Adam’s big lesson from the summer? “The key is making connections — just going and talking to people. If it was just me I’d be lost.”

Their Stories Intersect 

One of the connections Adam made was with Mallory. He’s smart, organized and enterprising, but had no background in journalism and writing for publication.

Over coffee they talked ideas and directions and Mallory answered questions about interviewing and writing.

A set of handwritten notes Mallory left behind includes some of the advice. “SIN(W) –Significant, Interesting, New, (Weird)” sets out criteria for choosing stories (“Weird” she added approvingly after skimming Adam’s draft). “Tell your mother!” is a way to identify the “news lead” (ask yourself what the first thing you’d tell your mom or friend about a story would be). “Slugs — alt title”? You’d have to have been there.

Adam’s comment: “It went amazingly.” Mallory’s comment:  “Great meeting.”

End of the Story?  

We haven’t seen the last of either. Malllory hopes to return to the Advocate next summer. (Which pleases Roderick, who says “Mallory has been an incredible addition.”) After his year as vice president Adam plans to run for president and continue with the Woodland Times.

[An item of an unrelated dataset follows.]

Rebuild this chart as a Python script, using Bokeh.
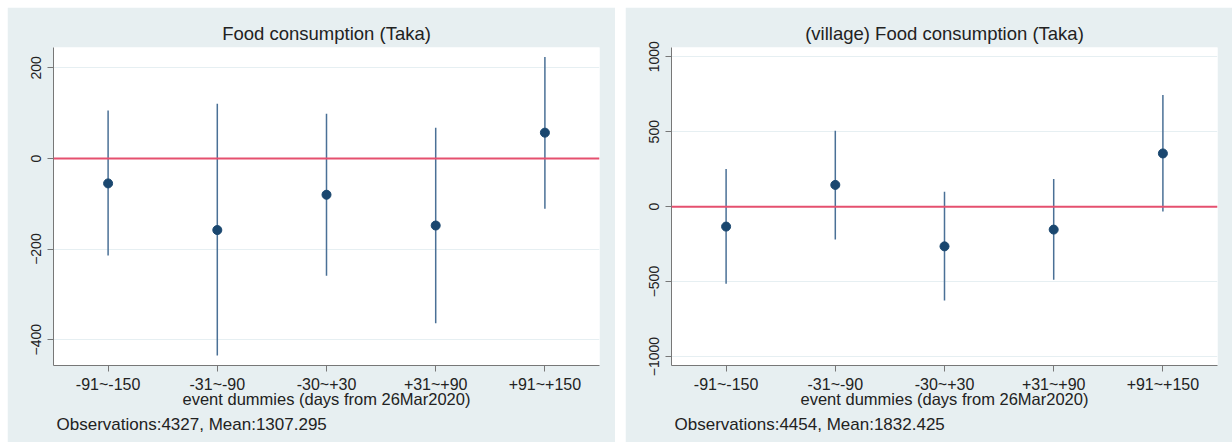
from bokeh.plotting import figure
from bokeh.layouts import row
from bokeh.models import Title, Span, FixedTicker, Range1d, ColumnDataSource
from bokeh.embed import file_html
from bokeh.resources import INLINE

categories = ["-91~-150", "-31~-90", "-30~+30", "+31~+90", "+91~+150"]
positions = [1, 2, 3, 4, 5]

left_est = [-55, -158, -80, -148, 57]
left_lo = [-214, -435, -259, -364, -111]
left_hi = [106, 121, 99, 68, 224]
left_ticks = [-400, -200, 0, 200]

right_est = [-133, 145, -265, -153, 355]
right_lo = [-515, -220, -627, -487, -33]
right_hi = [251, 507, 100, 185, 745]
right_ticks = [-1000, -500, 0, 500, 1000]

BG = "#e7eff1"
TXT = "#222222"
FONT = "Liberation Sans"


def make_panel(title, est, lo, hi, ticks, yr, obs_text, width, bl, br):
    p = figure(width=width, height=435,
               x_range=Range1d(0.5, 5.5), y_range=Range1d(*yr),
               output_backend="svg", toolbar_location=None,
               background_fill_color="white", border_fill_color=BG,
               min_border_left=bl, min_border_right=br,
               min_border_top=40, min_border_bottom=77)
    p.outline_line_color = None
    p.title.text = title
    p.title.align = "center"
    p.title.text_font = FONT
    p.title.text_font_size = "18.5px"
    p.title.text_font_style = "normal"
    p.title.text_color = TXT
    p.title.standoff = 8

    xa = p.xaxis[0]
    xa.ticker = FixedTicker(ticks=positions)
    xa.major_label_overrides = {pos: c for pos, c in zip(positions, categories)}
    xa.minor_tick_line_color = None
    xa.major_tick_in = 0
    xa.major_tick_out = 6
    xa.major_label_standoff = 4
    xa.axis_line_color = "#777777"
    xa.major_tick_line_color = "#777777"
    xa.major_label_text_font = FONT
    xa.major_label_text_font_size = "16px"
    xa.major_label_text_color = TXT
    xa.axis_label = "event dummies (days from 26Mar2020)"
    xa.axis_label_text_font = FONT
    xa.axis_label_text_font_size = "16.5px"
    xa.axis_label_text_font_style = "normal"
    xa.axis_label_text_color = TXT
    xa.axis_label_standoff = -6

    ya = p.yaxis[0]
    ya.ticker = FixedTicker(ticks=ticks)
    ya.minor_tick_line_color = None
    ya.major_tick_in = 0
    ya.major_tick_out = 6
    ya.major_label_standoff = 6
    ya.major_label_orientation = "vertical"
    ya.axis_line_color = "#777777"
    ya.major_tick_line_color = "#777777"
    ya.major_label_text_font = FONT
    ya.major_label_text_font_size = "14px"
    ya.major_label_text_color = TXT

    p.xgrid.visible = False
    p.ygrid.ticker = FixedTicker(ticks=ticks)
    p.ygrid.grid_line_color = "#e6eff2"
    p.ygrid.grid_line_width = 1

    p.add_layout(Span(location=0, dimension="width", line_color="#e5506f", line_width=2))

    src = ColumnDataSource(dict(x=positions, est=est, lo=lo, hi=hi))
    p.segment(x0="x", y0="lo", x1="x", y1="hi", source=src,
              line_color="#4a7096", line_width=1.5)
    p.scatter(x="x", y="est", source=src, size=9,
              fill_color="#1a476f", line_color="#1a476f")

    obs = Title(text=obs_text, align="left", text_font=FONT,
                text_font_size="17px", text_font_style="normal",
                text_color=TXT, offset=3, standoff=4)
    p.add_layout(obs, "below")
    return p


p1 = make_panel("Food consumption (Taka)", left_est, left_lo, left_hi,
                left_ticks, (-457, 245), "Observations:4327, Mean:1307.295",
                608, 46, 16)
p2 = make_panel("(village) Food consumption (Taka)", right_est, right_lo, right_hi,
                right_ticks, (-1060, 1062), "Observations:4454, Mean:1832.425",
                607, 46, 15)

layout = row(p1, p2, spacing=10, margin=(7, 0, 0, 7))
open("out.html", "w").write(file_html(layout, INLINE))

Perhaps they haven’t seen the last of each other, either. Mallory’s offered to lead a workshop for Adam’s Woodland Times recruits during her reading week.

1 Comment

  1. wayne says:

    Hopefully they become real journalists who report the news objectively. These days all we have ‘reporting the news’ are story tellers who want to sway opinions, instead of giving us lots of factual info, so we can make up our own minds on issues. The latest ‘scandal’ is the Trudeau ‘brownface’ pics. Trudeau may be thick as a brick, but we all know he’s not racist. But every article written by ‘journalists’ is painting him as a racist. It’s nonsense and most people know it. So why portray him as a racist? Because it’s the PC thing to do. And that’s a problem.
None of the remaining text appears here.